=== TASK DESCRIPTION ===
Repeat every line of the data exactly, but not the pictures.

## Start SOURCE EXCERPT

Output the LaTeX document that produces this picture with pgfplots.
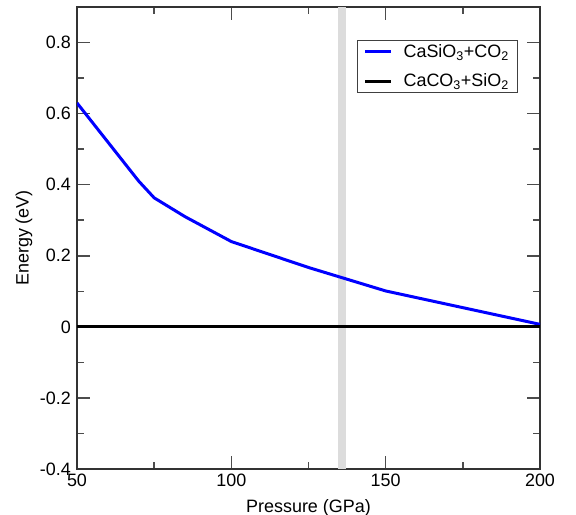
\documentclass[border=0pt]{standalone}
\usepackage{fontspec}
\setmainfont{Liberation Sans}
\usepackage{pgfplots}
\pgfplotsset{compat=1.18}
\definecolor{bandgray}{RGB}{220,220,220}
\newcommand{\bigf}{\fontsize{18}{20}\selectfont}
\begin{document}
\begin{tikzpicture}
\useasboundingbox (-77bp,-46bp) rectangle (499bp,469bp);
\begin{axis}[
  scale only axis, width=463bp, height=462bp,
  xmin=50, xmax=200, ymin=-0.4, ymax=0.9,
  xtick={50,100,150,200}, xticklabels={50,100,150,200},
  minor xtick={75,125,175},
  ytick={-0.4,-0.2,0,0.2,0.4,0.6,0.8},
  yticklabels={-0.4,-0.2,0,0.2,0.4,0.6,0.8},
  minor ytick={-0.3,-0.1,0.1,0.3,0.5,0.7},
  tick align=inside, major tick length=13bp, minor tick length=7bp,
  every tick/.style={line width=1.5bp, color=black!70},
  axis line style={line width=2bp, color=black!80},
  font=\bigf,
  tick label style={font=\bigf},
  xticklabel style={inner sep=5bp},
  yticklabel style={inner sep=6bp},
  label style={font=\bigf},
  xlabel={Pressure (GPa)}, ylabel={Energy (eV)},
  xlabel style={at={(axis description cs:0.5,0)}, anchor=base, yshift=-43.5bp},
  ylabel style={at={(axis description cs:-0.1145,0.5)}, anchor=center},
  legend style={at={(0.605,0.9286)}, anchor=north west, draw=black!75, line width=1bp,
    font=\bigf, inner xsep=6bp, inner ysep=2bp,
    row sep=11bp, cells={anchor=west},
    nodes={inner xsep=3bp}},
  legend image code/.code={\path (0bp,0bp) (34bp,0bp); \draw[#1] (0bp,0bp) -- (26bp,0bp);},
  clip=true,
]
\addplot[fill=bandgray, draw=none, forget plot] coordinates {(134.6,-0.4) (134.6,0.9) (137.1,0.9) (137.1,-0.4)};
\addplot[color={rgb,255:red,0;green,0;blue,255}, line width=3bp, line join=round] coordinates {
  (50,0.63) (70,0.41) (75,0.363) (85,0.31) (100,0.24) (125,0.167) (150,0.101) (200,0.007)
};
\addlegendentry{CaSiO\textsubscript{3}+CO\textsubscript{2}}
\addplot[color=black, line width=3bp] coordinates {(50,0) (200,0)};
\addlegendentry{CaCO\textsubscript{3}+SiO\textsubscript{2}}
\end{axis}
\end{tikzpicture}
\end{document}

## End SOURCE EXCERPT

=== FINAL RESULT ===
Output the LaTeX document that produces this picture with pgfplots.
\documentclass[border=0pt]{standalone}
\usepackage{fontspec}
\setmainfont{Liberation Sans}
\usepackage{pgfplots}
\pgfplotsset{compat=1.18}
\definecolor{bandgray}{RGB}{220,220,220}
\newcommand{\bigf}{\fontsize{18}{20}\selectfont}
\begin{document}
\begin{tikzpicture}
\useasboundingbox (-77bp,-46bp) rectangle (499bp,469bp);
\begin{axis}[
  scale only axis, width=463bp, height=462bp,
  xmin=50, xmax=200, ymin=-0.4, ymax=0.9,
  xtick={50,100,150,200}, xticklabels={50,100,150,200},
  minor xtick={75,125,175},
  ytick={-0.4,-0.2,0,0.2,0.4,0.6,0.8},
  yticklabels={-0.4,-0.2,0,0.2,0.4,0.6,0.8},
  minor ytick={-0.3,-0.1,0.1,0.3,0.5,0.7},
  tick align=inside, major tick length=13bp, minor tick length=7bp,
  every tick/.style={line width=1.5bp, color=black!70},
  axis line style={line width=2bp, color=black!80},
  font=\bigf,
  tick label style={font=\bigf},
  xticklabel style={inner sep=5bp},
  yticklabel style={inner sep=6bp},
  label style={font=\bigf},
  xlabel={Pressure (GPa)}, ylabel={Energy (eV)},
  xlabel style={at={(axis description cs:0.5,0)}, anchor=base, yshift=-43.5bp},
  ylabel style={at={(axis description cs:-0.1145,0.5)}, anchor=center},
  legend style={at={(0.605,0.9286)}, anchor=north west, draw=black!75, line width=1bp,
    font=\bigf, inner xsep=6bp, inner ysep=2bp,
    row sep=11bp, cells={anchor=west},
    nodes={inner xsep=3bp}},
  legend image code/.code={\path (0bp,0bp) (34bp,0bp); \draw[#1] (0bp,0bp) -- (26bp,0bp);},
  clip=true,
]
\addplot[fill=bandgray, draw=none, forget plot] coordinates {(134.6,-0.4) (134.6,0.9) (137.1,0.9) (137.1,-0.4)};
\addplot[color={rgb,255:red,0;green,0;blue,255}, line width=3bp, line join=round] coordinates {
  (50,0.63) (70,0.41) (75,0.363) (85,0.31) (100,0.24) (125,0.167) (150,0.101) (200,0.007)
};
\addlegendentry{CaSiO\textsubscript{3}+CO\textsubscript{2}}
\addplot[color=black, line width=3bp] coordinates {(50,0) (200,0)};
\addlegendentry{CaCO\textsubscript{3}+SiO\textsubscript{2}}
\end{axis}
\end{tikzpicture}
\end{document}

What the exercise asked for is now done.